Clements describes her own work as stemming from an anxiety about pursuing knowledge. In the online age, this can be heightened by both hyper-easy access to information and the awareness of its overwhelming amount. Her worries about being defined by the knowledge we accrue are expressed here in Everyone In This Room Is Connected To Everyone In This Room in the form of sculptures, augmented reality (AR) and the artist’s key medium of film.
All of the work has been produced exclusively for the Whitaker and includes the premiere of three new film works. A sprawling Brain Garden made from silky velvet brains illustrates the tangled web of connections and visitors can interact with these sculptures via the use of AR.

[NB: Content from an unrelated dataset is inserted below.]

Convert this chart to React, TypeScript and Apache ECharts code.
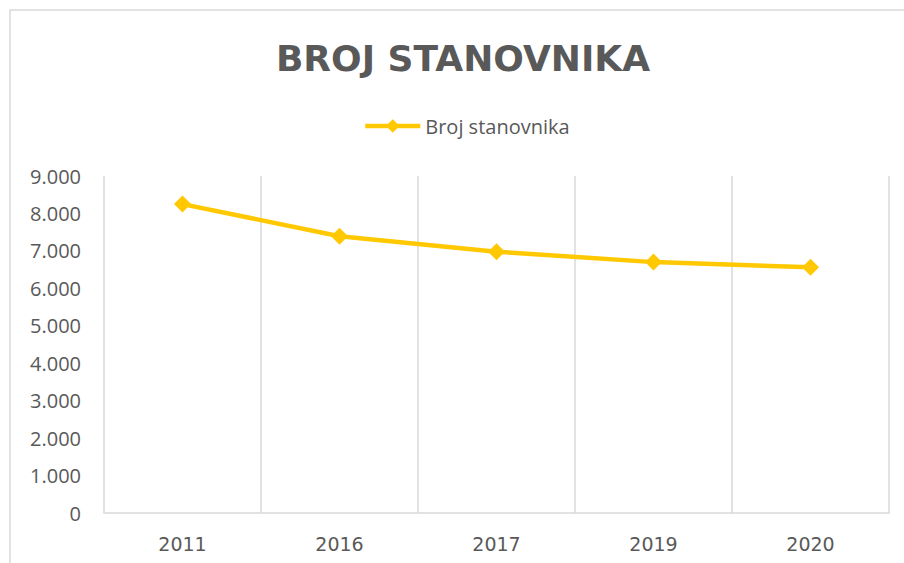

One of the films being premiered, Jo’s 90 (becoming brainy), draws on the artist’s obsession with science fiction and the idea that a large amount of knowledge can be gained instantaneously with the use of an external, wearable device. Led by this concept, Clements tries on a 1960s hairdryer hood with a scary-looking copper mask and films herself in 90 different locations, while the voiceover describes 90 ‘facts’.
Combining true and fictional events, as well as psychological theories and Clements’ extensive research into representations of the brain and learning, the pieces on display drift between scientifically-focused and humorous.
The show makes clear that knowledge is not always such a serious matter and adding a pinch of mischief may make the learning process just that little bit easier.
Alongside Jo Clements’ show, visitors will also find work from Marjan Wouda, whose sculptures can already be found in Whitaker Park. In her display Familiar, the artist further explores Lancashire’s landscape and folklore through sculpture and drawing in her signature style.